● Set exercise
Locate the lines where "this" occurs and copy them as they stand.

[START OF Information provided]

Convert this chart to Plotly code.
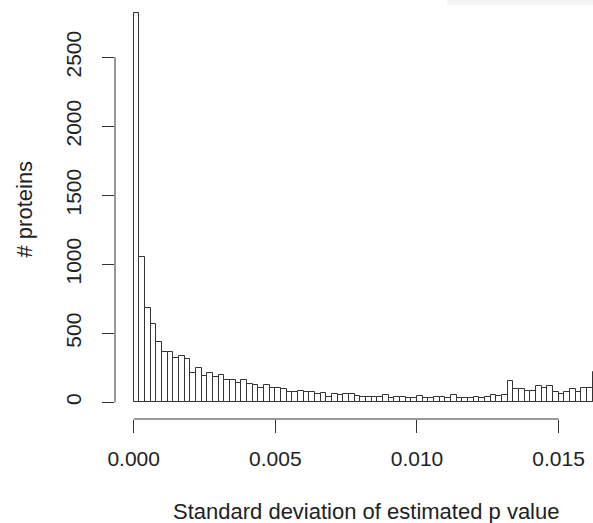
import plotly.graph_objects as go

# Histogram data (bin width 0.0002, first bin starts at 0)
bin_start = 0.0
bin_width = 0.0002
counts = [2823, 1055, 686, 565, 439, 367, 367, 323, 333, 314,
          210, 251, 191, 210, 183, 200, 162, 162, 140, 165,
          133, 123, 104, 123, 106, 104, 94, 77, 77, 84,
          77, 77, 60, 70, 41, 60, 50, 60, 60, 48,
          38, 38, 38, 38, 51, 31, 41, 41, 31, 31,
          43, 31, 31, 41, 41, 31, 51, 31, 31, 31,
          41, 31, 41, 51, 46, 51, 157, 94, 94, 84,
          84, 120, 104, 120, 75, 60, 75, 94, 75, 104,
          104, 222]

x_tickvals = [0.0, 0.005, 0.010, 0.015]
x_ticktext = ["0.000", "0.005", "0.010", "0.015"]
y_tickvals = [0, 500, 1000, 1500, 2000, 2500]
y_ticktext = ["0", "500", "1000", "1500", "2000", "2500"]

x_title = "Standard deviation of estimated p value"
y_title = "# proteins"

centers = [bin_start + bin_width * (i + 0.5) for i in range(len(counts))]

FONT = "Liberation Sans, Arial, sans-serif"
INK = "#222222"

fig = go.Figure(go.Bar(
    x=centers, y=counts, width=bin_width,
    marker=dict(color="white", line=dict(color="#333333", width=1)),
    hoverinfo="skip",
))

fig.update_layout(
    width=593, height=523,
    margin=dict(l=115, r=0, t=0, b=104),
    paper_bgcolor="white", plot_bgcolor="white",
    showlegend=False,
    bargap=0,
    font=dict(family=FONT, size=21, color=INK),
    xaxis=dict(
        range=[-0.00066, 0.016213],
        tickmode="array", tickvals=x_tickvals, ticktext=x_ticktext,
        ticks="outside", ticklen=13, tickwidth=1, tickcolor="#333333",
        showgrid=False, zeroline=False, showline=False,
        ticklabelstandoff=8,
        tickfont=dict(family=FONT, size=21, color=INK),
    ),
    yaxis=dict(
        range=[-121, 2915],
        tickmode="array", tickvals=y_tickvals, ticktext=y_ticktext,
        ticks="outside", ticklen=12, tickwidth=1, tickcolor="#333333",
        showgrid=False, zeroline=False, showline=False,
        tickangle=-90,
        ticklabelstandoff=13,
        tickfont=dict(family=FONT, size=21, color=INK),
    ),
    shapes=[
        dict(type="line", xref="x", yref="paper", x0=x_tickvals[0], x1=x_tickvals[-1],
             y0=0, y1=0, line=dict(color="#333333", width=1)),
        dict(type="line", xref="paper", yref="y", x0=0, x1=0,
             y0=y_tickvals[0], y1=y_tickvals[-1], line=dict(color="#333333", width=1)),
        dict(type="rect", xref="paper", yref="paper", x0=0.695, x1=1.0,
             y0=0.988, y1=1.0, fillcolor="#f6f5f3", line=dict(width=0), layer="above"),
    ],
    annotations=[
        dict(text=x_title, xref="paper", yref="paper", x=0.525, y=0,
             yshift=-92, xanchor="center", yanchor="middle", showarrow=False,
             font=dict(family=FONT, size=22, color=INK)),
        dict(text=y_title, xref="paper", yref="paper", x=0, y=0.5,
             xshift=-91, xanchor="center", yanchor="middle", showarrow=False,
             textangle=-90, font=dict(family=FONT, size=22, color=INK)),
    ],
)

fig.write_html("out.html")
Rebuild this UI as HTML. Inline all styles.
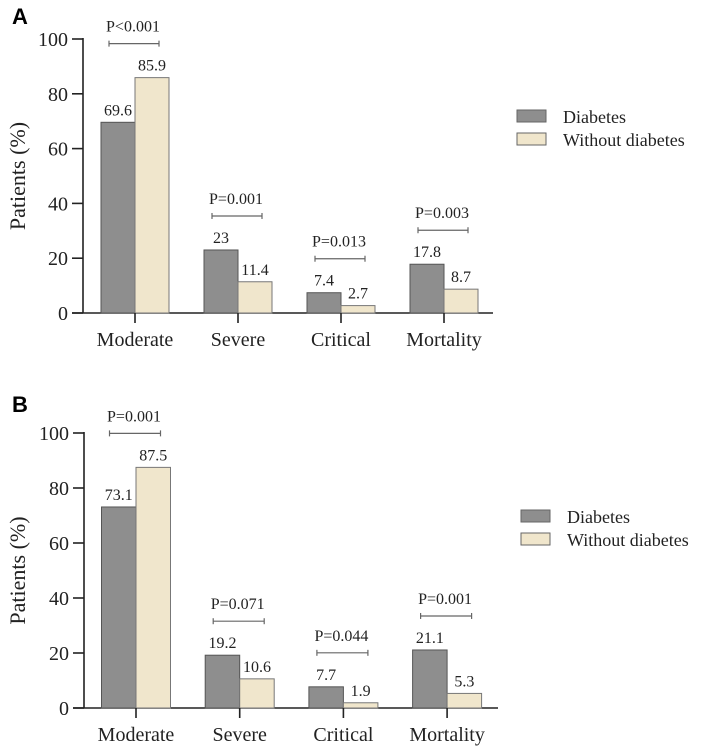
<!DOCTYPE html>
<html><head><meta charset="utf-8">
<style>
html,body{margin:0;padding:0;background:#fff;}
svg{display:block;}
svg text{font-family:"Liberation Serif","DejaVu Serif",serif;}
svg text.lbl{font-family:"Liberation Sans","DejaVu Sans",sans-serif;font-weight:bold;font-size:22px;}
</style></head>
<body>
<svg id="chart" width="703" height="750" viewBox="0 0 703 750"></svg>
<script>
const categories = ["Moderate","Severe","Critical","Mortality"];
const diabetesA = [69.6, 23, 7.4, 17.8];
const withoutA = [85.9, 11.4, 2.7, 8.7];
const pvalsA = ["P<0.001","P=0.001","P=0.013","P=0.003"];
const diabetesB = [73.1, 19.2, 7.7, 21.1];
const withoutB = [87.5, 10.6, 1.9, 5.3];
const pvalsB = ["P=0.001","P=0.071","P=0.044","P=0.001"];
const yTicks = [0,20,40,60,80,100];
const seriesNames = ["Diabetes","Without diabetes"];

const NS="http://www.w3.org/2000/svg";
const svg=document.getElementById('chart');
const SERIF='"Liberation Serif","DejaVu Serif",serif';
function mk(tag,attrs,parent,text){const e=document.createElementNS(NS,tag);for(const k in attrs)e.setAttribute(k,attrs[k]);if(tag==='text'&&!attrs['class'])e.setAttribute('font-family',SERIF);if(text!==undefined)e.textContent=text;(parent||svg).appendChild(e);return e;}

function panel(cfg){
  const g=mk('g',{});
  
  
  const y=v=>cfg.y0-(cfg.y0-cfg.y100)*v/100;
  const cx=i=>cfg.c0+i*cfg.step;
  const t=mk('text',{x:12,y:cfg.letterY,'class':'lbl'},g,cfg.letter);
  
  
  const ax=mk('line',{x1:cfg.ax,y1:cfg.y100-1,x2:cfg.ax,y2:cfg.y0,stroke:'#222','stroke-width':1.6},g);
  
  
  const xa=mk('line',{x1:cfg.ax-11,y1:cfg.y0,x2:cfg.xEnd,y2:cfg.y0,stroke:'#222','stroke-width':1.6},g);
  
  
  yTicks.forEach(v=>{
    mk('line',{x1:cfg.ax-11,y1:y(v),x2:cfg.ax,y2:y(v),stroke:'#222','stroke-width':1.6},g);
    const tl=mk('text',{x:cfg.ax-15,y:y(v)+7,'text-anchor':'end','font-size':20,fill:'#222'},g,String(v));
    
    
  });
  const yt=mk('text',{x:0,y:0,'text-anchor':'middle','font-size':22,fill:'#222',transform:`translate(25,${(cfg.y0+cfg.y100)/2}) rotate(-90)`},g,'Patients (%)');
  
  
  categories.forEach((c,i)=>{
    const x=cx(i), w=cfg.bw;
    const b1=mk('rect',{x:x-w,y:y(cfg.d[i]),width:w,height:cfg.y0-y(cfg.d[i]),fill:'#8e8e8e',stroke:'#555','stroke-width':1},g);
    
    
    const b2=mk('rect',{x:x,y:y(cfg.w[i]),width:w,height:cfg.y0-y(cfg.w[i]),fill:'#f0e6cc',stroke:'#777','stroke-width':1},g);
    
    
    const v1=mk('text',{x:x-w/2,y:y(cfg.d[i])-7,'text-anchor':'middle','font-size':16,fill:'#222'},g,String(cfg.d[i]));
    
    
    const v2=mk('text',{x:x+w/2,y:y(cfg.w[i])-7,'text-anchor':'middle','font-size':16,fill:'#222'},g,String(cfg.w[i]));
    
    
    mk('line',{x1:x,y1:cfg.y0,x2:x,y2:cfg.y0+10,stroke:'#222','stroke-width':1.6},g);
    const cl=mk('text',{x:x,y:cfg.y0+33,'text-anchor':'middle','font-size':20,fill:'#222'},g,c);
    
    
    const top=Math.max(cfg.d[i],cfg.w[i]);
    const by=y(top)-34;
    const br=mk('g',{},g);
    
    
    mk('line',{x1:x-w+8,y1:by,x2:x+w-10,y2:by,stroke:'#666','stroke-width':1.2},br);
    mk('line',{x1:x-w+8,y1:by-3,x2:x-w+8,y2:by+3,stroke:'#666','stroke-width':1.2},br);
    mk('line',{x1:x+w-10,y1:by-3,x2:x+w-10,y2:by+3,stroke:'#666','stroke-width':1.2},br);
    mk('text',{x:x-2,y:by-12,'text-anchor':'middle','font-size':16,fill:'#222'},br,cfg.p[i]);
  });
  const lg=mk('g',{},g);
  
  
  const cols=['#8e8e8e','#f0e6cc'];
  seriesNames.forEach((s,i)=>{
    const yy=cfg.legY+i*23;
    mk('rect',{x:cfg.legX,y:yy,width:29,height:12,fill:cols[i],stroke:'#666','stroke-width':1},lg);
    mk('text',{x:cfg.legX+46,y:yy+13,'font-size':18,fill:'#222'},lg,s);
  });
}
panel({name:'panel-a',letter:'A',letterY:24,d:diabetesA,w:withoutA,p:pvalsA,y0:313,y100:39,ax:83,xEnd:493,c0:135,step:103,bw:34,legX:517,legY:110});
panel({name:'panel-b',letter:'B',letterY:412,d:diabetesB,w:withoutB,p:pvalsB,y0:708,y100:433,ax:84,xEnd:498,c0:136,step:103.7,bw:34.5,legX:521,legY:510});
</script>
</body></html>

[END OF Information provided]

● The answer
Convert this chart to Plotly code.
Rebuild this UI as HTML. Inline all styles.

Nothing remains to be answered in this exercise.